Scott’s official score of negative 12 results from his votes on particular bills and motions that covered the issues of jobs, taxes, budget and education.
Democratic opponent Bobbie Rose isn’t surprised by the score, however. “This is why I entered the race. These same issues are especially pertinent to the people in this region, but Scott’s never addressed them.”
The Rose campaigns’ repeated claims that Scott is only representing corporate donors is well-supported by one key finding in the IPS report.
Four corporations – ExxonMobil, Koch Industries, Goldman Sachs and Honeywell – made significant contributions to many of the F-grade recipients.
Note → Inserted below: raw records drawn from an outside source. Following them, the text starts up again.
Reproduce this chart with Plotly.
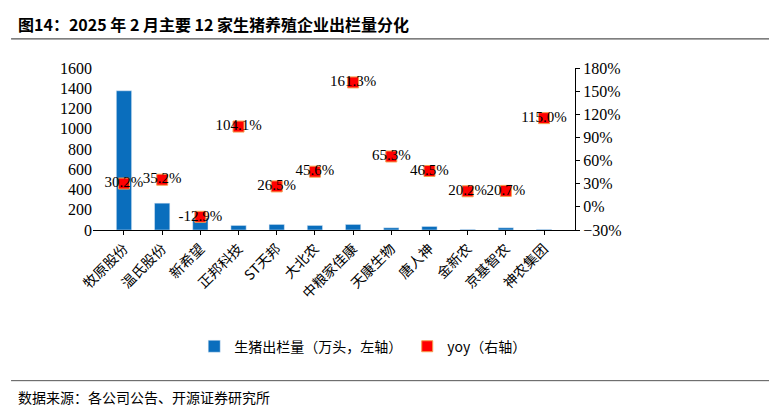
from plotly import graph_objs as go

companies = ["牧原股份", "温氏股份", "新希望", "正邦科技", "ST天邦", "大北农", "中粮家佳康",
             "天康生物", "唐人神", "金新农", "京基智农", "神农集团"]
output = [1375, 265, 118, 45, 55, 45, 55, 22, 35, 6, 22, 6]
yoy = [30.2, 35.2, -12.9, 104.1, 26.5, 45.6, 161.3, 65.3, 46.5, 20.2, 20.7, 115.0]

font = "Liberation Serif"
cjk = "Noto Sans CJK SC"
fig = go.Figure()
fig.add_trace(go.Bar(x=companies, y=output, name="生猪出栏量（万头，左轴）",
                     marker_color="#0a6ebd", width=0.4))
fig.add_trace(go.Scatter(x=companies, y=yoy, name="yoy（右轴）", yaxis="y2",
                         mode="markers+text",
                         marker=dict(symbol="square", size=11, color="#ff0000",
                                     line=dict(color="#f5a050", width=1)),
                         text=[f"{v:.1f}%" for v in yoy], textposition="middle center",
                         textfont=dict(size=15, color="black", family=font)))

fig.update_layout(
    width=777, height=405,
    margin=dict(l=85, r=210, t=60, b=183),
    plot_bgcolor="white", paper_bgcolor="white",
    font=dict(family=font, size=16, color="black"),
    bargap=0.6, showlegend=True,
    legend=dict(orientation="h", x=0.21, y=-0.72, xanchor="left", yanchor="middle",
                font=dict(size=14, family=cjk)),
    xaxis=dict(showline=True, linecolor="black", ticks="outside", tickcolor="black",
               ticklen=4, tickangle=-45, tickfont=dict(family=cjk, size=14)),
    yaxis=dict(range=[0, 1600], dtick=200, showgrid=False, showline=False, zeroline=False,
               tickfont=dict(family=font, size=16)),
    yaxis2=dict(range=[-30, 180], dtick=30, ticksuffix="%", overlaying="y", side="right",
                showgrid=False, showline=True, linecolor="black", ticks="outside",
                tickcolor="black", ticklen=4, zeroline=False,
                tickfont=dict(family=font, size=16)),
)
fig.add_annotation(text="<b>图14：2025 年 2 月主要 12 家生猪养殖企业出栏量分化</b>",
                   xref="paper", yref="paper", x=-0.16, y=1.27, xanchor="left",
                   yanchor="middle", showarrow=False,
                   font=dict(size=16, color="black", family=cjk))
fig.add_annotation(text="数据来源：各公司公告、开源证券研究所",
                   xref="paper", yref="paper", x=-0.16, y=-1.03, xanchor="left",
                   yanchor="middle", showarrow=False,
                   font=dict(size=14, color="black", family=cjk))
fig.add_shape(type="line", xref="paper", yref="paper", x0=-0.17, x1=1.43, y0=1.18, y1=1.18,
              line=dict(color="#555555", width=1.2))
fig.add_shape(type="line", xref="paper", yref="paper", x0=-0.17, x1=1.43, y0=-0.93, y1=-0.93,
              line=dict(color="#555555", width=1))
fig.write_html("out.html")
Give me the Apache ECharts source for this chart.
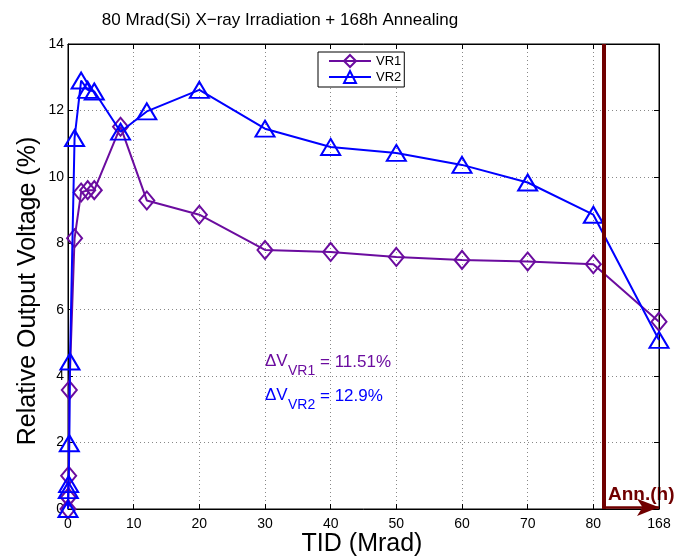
<!DOCTYPE html>
<html><head><meta charset="utf-8">
<script src="https://cdn.jsdelivr.net/npm/echarts@6/dist/echarts.min.js"></script>
<style>html,body{margin:0;padding:0;background:#fff}#c{width:678px;height:557px}</style>
</head><body><div id="c"></div>
<script>
// ---- data ----
const doseVR1 = [0, 0.05, 0.1, 0.2, 1, 2, 3, 4, 8, 12, 20, 30, 40, 50, 60, 70, 80, 90];
const vr1     = [0, 0.35, 1.0, 3.58, 8.15, 9.53, 9.6, 9.6, 11.51, 9.29, 8.86, 7.8, 7.74, 7.59, 7.5, 7.45, 7.37, 5.64];
const doseVR2 = [0, 0.05, 0.1, 0.2, 0.3, 1, 2, 3, 4, 8, 12, 20, 30, 40, 50, 60, 70, 80, 90];
const vr2     = [0, 0.57, 0.75, 1.98, 4.44, 11.17, 12.9, 12.62, 12.57, 11.36, 11.97, 12.62, 11.45, 10.9, 10.72, 10.36, 9.83, 8.86, 5.09];
const xTicks = [0, 10, 20, 30, 40, 50, 60, 70, 80, 90];
const xTickLabels = ['0', '10', '20', '30', '40', '50', '60', '70', '80', '168'];
const annealStart = 81.6;
const annealEnd = 90;
const seriesNames = ['VR1', 'VR2'];

const FF = '"Liberation Sans", Arial, Helvetica, sans-serif';
const PURPLE = '#6b0c9f', BLUE = '#0000ff', DARKRED = '#700000';

const chart = echarts.init(document.getElementById('c'));
const axisCommon = {
  type: 'value',
  axisLine: { show: true, onZero: false, lineStyle: { color: '#000', width: 1 } },
  axisTick: { show: true, inside: true, length: 5, lineStyle: { color: '#000' } },
};
const option = {
  animation: false,
  backgroundColor: '#fff',
  grid: { left: 68, right: 19, top: 44, bottom: 48, show: true, borderColor: '#000', borderWidth: 1 },
  legend: {
    data: seriesNames, left: 318, top: 52, orient: 'vertical',
    backgroundColor: '#fff', borderColor: '#000', borderWidth: 1,
    padding: [2, 3, 3, 10], itemWidth: 42, itemHeight: 15, itemGap: 2,
    textStyle: { fontFamily: FF, fontSize: 13, color: '#000' }
  },
  xAxis: [
    Object.assign({}, axisCommon, {
      min: 0, max: 90, interval: 10, position: 'bottom',
      axisLabel: { color: '#000', fontSize: 14, fontFamily: FF, margin: 8,
        formatter: v => xTickLabels[xTicks.indexOf(v)] },
      splitLine: { show: true, lineStyle: { color: '#888', type: [1, 3] } }
    }),
    Object.assign({}, axisCommon, {
      min: 0, max: 90, interval: 10, position: 'top',
      axisLabel: { show: false }, splitLine: { show: false }
    })
  ],
  yAxis: [
    Object.assign({}, axisCommon, {
      min: 0, max: 14, interval: 2, position: 'left',
      axisLabel: { color: '#000', fontSize: 14, fontFamily: FF, margin: 4 },
      splitLine: { show: true, lineStyle: { color: '#888', type: [1, 3] } }
    }),
    Object.assign({}, axisCommon, {
      min: 0, max: 14, interval: 2, position: 'right',
      axisLabel: { show: false }, splitLine: { show: false }
    })
  ],
  series: [
    {
      name: 'VR1', type: 'line', xAxisIndex: 0, yAxisIndex: 0,
      data: doseVR1.map((d, i) => [d, vr1[i]]),
      symbol: 'diamond', symbolSize: [15, 18],
      lineStyle: { color: PURPLE, width: 2 },
      itemStyle: { color: 'rgba(0,0,0,0)', borderColor: PURPLE, borderWidth: 2 },
      clip: false,
      markLine: {
        silent: true, animation: false,
        label: { show: false },
        lineStyle: { color: DARKRED, type: 'solid' },
        data: [
          [{ coord: [annealStart, 0], symbol: 'none', lineStyle: { width: 4, color: DARKRED } },
           { coord: [annealStart, 14], symbol: 'none' }],
          [{ coord: [annealStart, 0.05], symbol: 'none', lineStyle: { width: 2.5, color: DARKRED } },
           { coord: [annealEnd, 0.05], symbol: 'arrow', symbolSize: [13, 22] }]
        ]
      },
      z: 3
    },
    {
      name: 'VR2', type: 'line', xAxisIndex: 0, yAxisIndex: 0,
      data: doseVR2.map((d, i) => [d, vr2[i]]),
      symbol: 'triangle', symbolSize: [19, 16],
      lineStyle: { color: BLUE, width: 2 },
      itemStyle: { color: 'rgba(0,0,0,0)', borderColor: BLUE, borderWidth: 2 },
      clip: false,
      z: 4
    }
  ],
  graphic: [
    { type: 'text', x: 280, y: 20, style: { text: '80 Mrad(Si) X\u2212ray Irradiation + 168h Annealing', font: '17px ' + FF, fill: '#000', textAlign: 'center', textVerticalAlign: 'middle' } },
    { type: 'text', x: 28, y: 291, rotation: Math.PI / 2, style: { text: 'Relative Output Voltage (%)', font: '25px ' + FF, fill: '#000', textAlign: 'center', textVerticalAlign: 'middle' } },
    { type: 'text', x: 362, y: 544, style: { text: 'TID (Mrad)', font: '25px ' + FF, fill: '#000', textAlign: 'center', textVerticalAlign: 'middle' } },
    { type: 'text', x: 265, y: 361, style: { text: '\u0394V', font: '17px ' + FF, fill: PURPLE, textAlign: 'left', textVerticalAlign: 'middle' } },
    { type: 'text', x: 288, y: 371, style: { text: 'VR1', font: '14px ' + FF, fill: PURPLE, textAlign: 'left', textVerticalAlign: 'middle' } },
    { type: 'text', x: 320, y: 362, style: { text: '= 11.51%', font: '17px ' + FF, fill: PURPLE, textAlign: 'left', textVerticalAlign: 'middle' } },
    { type: 'text', x: 265, y: 395, style: { text: '\u0394V', font: '17px ' + FF, fill: BLUE, textAlign: 'left', textVerticalAlign: 'middle' } },
    { type: 'text', x: 288, y: 405, style: { text: 'VR2', font: '14px ' + FF, fill: BLUE, textAlign: 'left', textVerticalAlign: 'middle' } },
    { type: 'text', x: 320, y: 396, style: { text: '= 12.9%', font: '17px ' + FF, fill: BLUE, textAlign: 'left', textVerticalAlign: 'middle' } },
    { type: 'text', x: 608, y: 495, style: { text: 'Ann.(h)', font: 'bold 19px ' + FF, fill: DARKRED, textAlign: 'left', textVerticalAlign: 'middle' } }
  ]
};
chart.setOption(option);
</script></body></html>
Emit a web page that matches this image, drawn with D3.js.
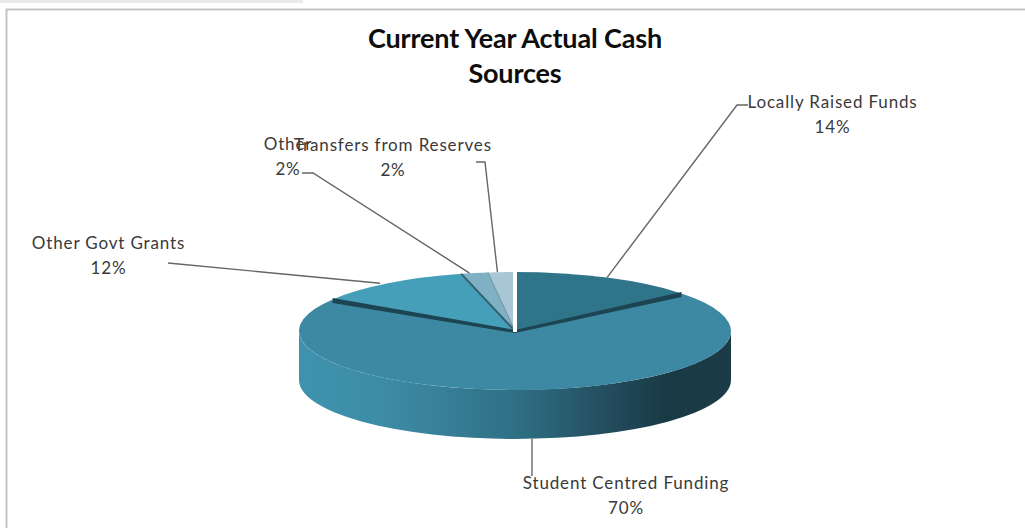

Scott is one only of two congresspersons who received campaign donations from all four, IPS notes.
“Throughout my campaign, I’ve repeatedly stated that Scott is only representing corporations and wealthy donors instead of his constituents,” Rose says. “I think this proves my point.”
She offers Scott’s grading on taxes as a key example. In its report, IPS notes that Scott voted to extend the Bush tax cuts on both high and unearned income (HR 8) and to reduce corporate taxes (HR 9). He voted against a measure that would prevent use of offshore accounts as tax havens (the Doggett Amendment), and Scott also co-sponsored a bill to reduce taxes on overseas earnings (HR 1834). He co-sponsored a bill to eliminate estate taxes (HR 1259), as well.
“Scott voted against bills that would actually benefit citizens, though,” Rose says, offering his vote on HR 5652 as example. This Sequester Replacement Reconciliation Act increased defense spending cutting from programs that help poverty, including food stamps.
HR 9 itches Rose in particular, and because of its misleading title. “It included significant tax cuts for companies that have up to 500 employees, but was somehow called the ‘Small Business Tax Cut Act.’ Scott apparently hoped his constituents wouldn’t know that 99.7 percent of the companies in the U.S. have less than 500 employees.
“Since when do multi-million dollar companies the size of the New York Times, the Boston Red Sox and even Oprah Winfrey’s network constitute a ‘small business’?
“Scott may be getting lots of money from corporations, but they don’t vote,” Rose says.
“Next month, I’ll be elected by the people, and I’ll return representation to them.”
Eleven U.S. senators, including South Carolina’s Lindsey Graham, also received failing grades.
Institute for Policy Studies is a progressive think-tank, formed in 1963 by two former congressional aides.